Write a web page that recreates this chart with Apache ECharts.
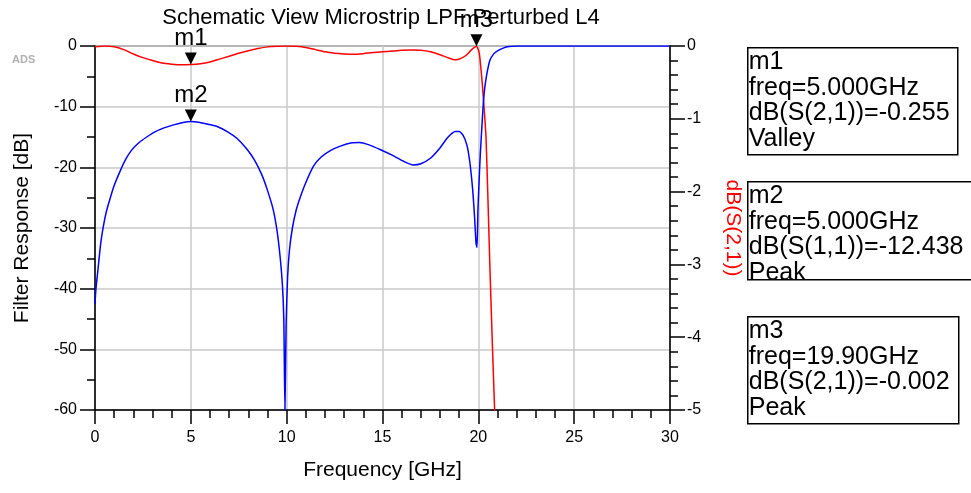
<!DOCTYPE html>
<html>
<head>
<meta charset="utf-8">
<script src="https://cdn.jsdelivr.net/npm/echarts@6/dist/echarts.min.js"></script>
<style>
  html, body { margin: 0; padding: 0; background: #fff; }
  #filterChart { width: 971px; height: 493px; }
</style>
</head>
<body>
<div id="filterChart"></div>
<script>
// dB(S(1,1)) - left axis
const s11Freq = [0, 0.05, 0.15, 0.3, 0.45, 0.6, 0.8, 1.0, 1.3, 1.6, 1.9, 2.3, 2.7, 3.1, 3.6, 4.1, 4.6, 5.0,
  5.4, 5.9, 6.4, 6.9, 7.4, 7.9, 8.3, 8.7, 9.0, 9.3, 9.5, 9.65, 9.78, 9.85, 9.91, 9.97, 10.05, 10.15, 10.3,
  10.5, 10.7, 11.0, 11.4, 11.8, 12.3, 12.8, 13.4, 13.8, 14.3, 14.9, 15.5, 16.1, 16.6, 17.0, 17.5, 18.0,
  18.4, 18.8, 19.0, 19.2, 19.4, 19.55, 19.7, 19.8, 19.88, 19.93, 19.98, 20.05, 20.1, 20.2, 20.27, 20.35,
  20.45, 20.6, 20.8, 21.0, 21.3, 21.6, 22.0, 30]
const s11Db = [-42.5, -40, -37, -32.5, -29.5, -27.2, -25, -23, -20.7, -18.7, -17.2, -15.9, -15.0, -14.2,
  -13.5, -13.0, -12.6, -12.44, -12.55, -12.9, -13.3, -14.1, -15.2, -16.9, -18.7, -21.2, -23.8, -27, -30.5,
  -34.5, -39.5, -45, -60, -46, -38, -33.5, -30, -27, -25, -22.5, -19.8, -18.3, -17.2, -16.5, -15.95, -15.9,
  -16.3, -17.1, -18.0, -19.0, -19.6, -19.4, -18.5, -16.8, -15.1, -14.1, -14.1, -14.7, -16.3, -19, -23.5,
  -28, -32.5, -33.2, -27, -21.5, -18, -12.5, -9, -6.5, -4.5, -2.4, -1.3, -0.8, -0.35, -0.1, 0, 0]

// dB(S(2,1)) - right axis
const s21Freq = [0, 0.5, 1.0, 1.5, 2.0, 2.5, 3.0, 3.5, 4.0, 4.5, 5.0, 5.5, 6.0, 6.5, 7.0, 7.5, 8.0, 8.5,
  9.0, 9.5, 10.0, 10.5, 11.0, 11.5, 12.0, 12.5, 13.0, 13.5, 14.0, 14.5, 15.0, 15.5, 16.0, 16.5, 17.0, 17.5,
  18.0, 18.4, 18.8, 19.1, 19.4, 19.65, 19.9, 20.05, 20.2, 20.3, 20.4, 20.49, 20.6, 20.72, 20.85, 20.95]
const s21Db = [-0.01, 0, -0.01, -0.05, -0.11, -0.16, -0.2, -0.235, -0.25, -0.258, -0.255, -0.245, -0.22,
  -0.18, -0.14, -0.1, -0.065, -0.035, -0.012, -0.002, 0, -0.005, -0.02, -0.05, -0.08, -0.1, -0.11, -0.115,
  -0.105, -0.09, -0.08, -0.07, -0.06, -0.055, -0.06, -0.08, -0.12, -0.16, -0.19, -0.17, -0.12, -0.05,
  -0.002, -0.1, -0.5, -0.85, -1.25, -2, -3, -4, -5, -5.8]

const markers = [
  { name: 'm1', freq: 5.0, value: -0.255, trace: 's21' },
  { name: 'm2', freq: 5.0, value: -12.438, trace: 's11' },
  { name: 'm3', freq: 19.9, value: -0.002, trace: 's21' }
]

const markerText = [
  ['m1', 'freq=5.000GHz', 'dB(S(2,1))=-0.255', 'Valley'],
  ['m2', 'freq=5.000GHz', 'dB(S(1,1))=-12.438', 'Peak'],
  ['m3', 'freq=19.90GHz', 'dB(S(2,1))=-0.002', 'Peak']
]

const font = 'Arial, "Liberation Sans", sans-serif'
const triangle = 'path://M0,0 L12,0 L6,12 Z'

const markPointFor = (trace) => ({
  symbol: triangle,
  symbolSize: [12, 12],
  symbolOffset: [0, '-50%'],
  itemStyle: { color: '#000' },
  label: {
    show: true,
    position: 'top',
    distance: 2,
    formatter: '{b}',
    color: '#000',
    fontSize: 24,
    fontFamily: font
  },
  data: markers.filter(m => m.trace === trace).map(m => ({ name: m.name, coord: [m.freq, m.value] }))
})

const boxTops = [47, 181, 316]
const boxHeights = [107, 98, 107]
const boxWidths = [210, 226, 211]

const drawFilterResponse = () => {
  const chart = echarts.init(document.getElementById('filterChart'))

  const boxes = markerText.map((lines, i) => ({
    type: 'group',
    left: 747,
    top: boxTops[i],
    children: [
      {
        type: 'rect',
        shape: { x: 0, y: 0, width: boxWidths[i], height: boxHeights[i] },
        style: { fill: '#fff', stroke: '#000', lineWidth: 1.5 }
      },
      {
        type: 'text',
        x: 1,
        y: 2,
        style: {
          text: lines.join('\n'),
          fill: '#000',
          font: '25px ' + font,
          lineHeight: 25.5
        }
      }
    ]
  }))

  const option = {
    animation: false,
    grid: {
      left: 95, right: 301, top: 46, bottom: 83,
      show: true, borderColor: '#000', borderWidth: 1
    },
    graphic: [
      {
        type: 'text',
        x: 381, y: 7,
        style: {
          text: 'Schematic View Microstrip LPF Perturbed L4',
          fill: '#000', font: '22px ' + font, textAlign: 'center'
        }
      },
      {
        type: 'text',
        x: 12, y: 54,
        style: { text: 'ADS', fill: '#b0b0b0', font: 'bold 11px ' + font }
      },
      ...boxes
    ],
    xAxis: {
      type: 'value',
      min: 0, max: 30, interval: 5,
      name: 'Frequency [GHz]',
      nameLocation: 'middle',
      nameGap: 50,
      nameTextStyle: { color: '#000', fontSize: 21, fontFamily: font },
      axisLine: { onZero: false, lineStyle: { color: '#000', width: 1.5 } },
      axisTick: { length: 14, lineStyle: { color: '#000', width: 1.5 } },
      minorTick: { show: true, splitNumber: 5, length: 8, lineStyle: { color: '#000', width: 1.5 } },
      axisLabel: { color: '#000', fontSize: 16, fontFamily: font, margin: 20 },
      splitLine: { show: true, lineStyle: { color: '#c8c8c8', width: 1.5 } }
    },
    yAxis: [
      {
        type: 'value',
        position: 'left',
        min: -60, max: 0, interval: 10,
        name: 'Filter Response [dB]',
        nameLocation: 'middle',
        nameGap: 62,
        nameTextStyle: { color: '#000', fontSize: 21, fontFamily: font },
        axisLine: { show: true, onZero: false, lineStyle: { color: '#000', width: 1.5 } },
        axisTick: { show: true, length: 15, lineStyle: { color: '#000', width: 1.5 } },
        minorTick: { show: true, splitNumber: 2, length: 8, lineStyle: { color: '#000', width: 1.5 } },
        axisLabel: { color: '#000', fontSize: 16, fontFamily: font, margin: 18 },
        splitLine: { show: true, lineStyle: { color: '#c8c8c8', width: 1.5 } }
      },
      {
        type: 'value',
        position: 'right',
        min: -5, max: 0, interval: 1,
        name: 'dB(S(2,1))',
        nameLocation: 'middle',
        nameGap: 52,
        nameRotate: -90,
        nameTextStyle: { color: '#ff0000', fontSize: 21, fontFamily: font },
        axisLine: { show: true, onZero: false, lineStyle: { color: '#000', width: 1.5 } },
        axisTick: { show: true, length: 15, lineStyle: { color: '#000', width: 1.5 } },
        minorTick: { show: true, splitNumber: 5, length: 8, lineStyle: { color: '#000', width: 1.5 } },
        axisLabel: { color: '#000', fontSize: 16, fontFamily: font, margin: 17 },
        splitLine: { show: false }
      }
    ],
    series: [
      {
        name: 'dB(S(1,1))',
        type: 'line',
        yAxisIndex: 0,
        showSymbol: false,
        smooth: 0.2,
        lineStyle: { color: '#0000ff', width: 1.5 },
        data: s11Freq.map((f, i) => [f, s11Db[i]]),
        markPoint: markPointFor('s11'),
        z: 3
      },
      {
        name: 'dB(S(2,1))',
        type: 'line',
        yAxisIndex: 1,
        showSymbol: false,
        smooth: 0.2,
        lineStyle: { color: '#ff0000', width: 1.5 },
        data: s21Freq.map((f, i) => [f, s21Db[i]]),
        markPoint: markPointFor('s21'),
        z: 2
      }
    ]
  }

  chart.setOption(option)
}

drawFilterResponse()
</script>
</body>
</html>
* * * * *
**SHORT EXERCISE**
Leave out the pictures. Transcribe only the lines above, from the first through the one that contains "-0.35, -0.1, 0, 0]".

**THE OUTPUT**
Write a web page that recreates this chart with Apache ECharts.
<!DOCTYPE html>
<html>
<head>
<meta charset="utf-8">
<script src="https://cdn.jsdelivr.net/npm/echarts@6/dist/echarts.min.js"></script>
<style>
  html, body { margin: 0; padding: 0; background: #fff; }
  #filterChart { width: 971px; height: 493px; }
</style>
</head>
<body>
<div id="filterChart"></div>
<script>
// dB(S(1,1)) - left axis
const s11Freq = [0, 0.05, 0.15, 0.3, 0.45, 0.6, 0.8, 1.0, 1.3, 1.6, 1.9, 2.3, 2.7, 3.1, 3.6, 4.1, 4.6, 5.0,
  5.4, 5.9, 6.4, 6.9, 7.4, 7.9, 8.3, 8.7, 9.0, 9.3, 9.5, 9.65, 9.78, 9.85, 9.91, 9.97, 10.05, 10.15, 10.3,
  10.5, 10.7, 11.0, 11.4, 11.8, 12.3, 12.8, 13.4, 13.8, 14.3, 14.9, 15.5, 16.1, 16.6, 17.0, 17.5, 18.0,
  18.4, 18.8, 19.0, 19.2, 19.4, 19.55, 19.7, 19.8, 19.88, 19.93, 19.98, 20.05, 20.1, 20.2, 20.27, 20.35,
  20.45, 20.6, 20.8, 21.0, 21.3, 21.6, 22.0, 30]
const s11Db = [-42.5, -40, -37, -32.5, -29.5, -27.2, -25, -23, -20.7, -18.7, -17.2, -15.9, -15.0, -14.2,
  -13.5, -13.0, -12.6, -12.44, -12.55, -12.9, -13.3, -14.1, -15.2, -16.9, -18.7, -21.2, -23.8, -27, -30.5,
  -34.5, -39.5, -45, -60, -46, -38, -33.5, -30, -27, -25, -22.5, -19.8, -18.3, -17.2, -16.5, -15.95, -15.9,
  -16.3, -17.1, -18.0, -19.0, -19.6, -19.4, -18.5, -16.8, -15.1, -14.1, -14.1, -14.7, -16.3, -19, -23.5,
  -28, -32.5, -33.2, -27, -21.5, -18, -12.5, -9, -6.5, -4.5, -2.4, -1.3, -0.8, -0.35, -0.1, 0, 0]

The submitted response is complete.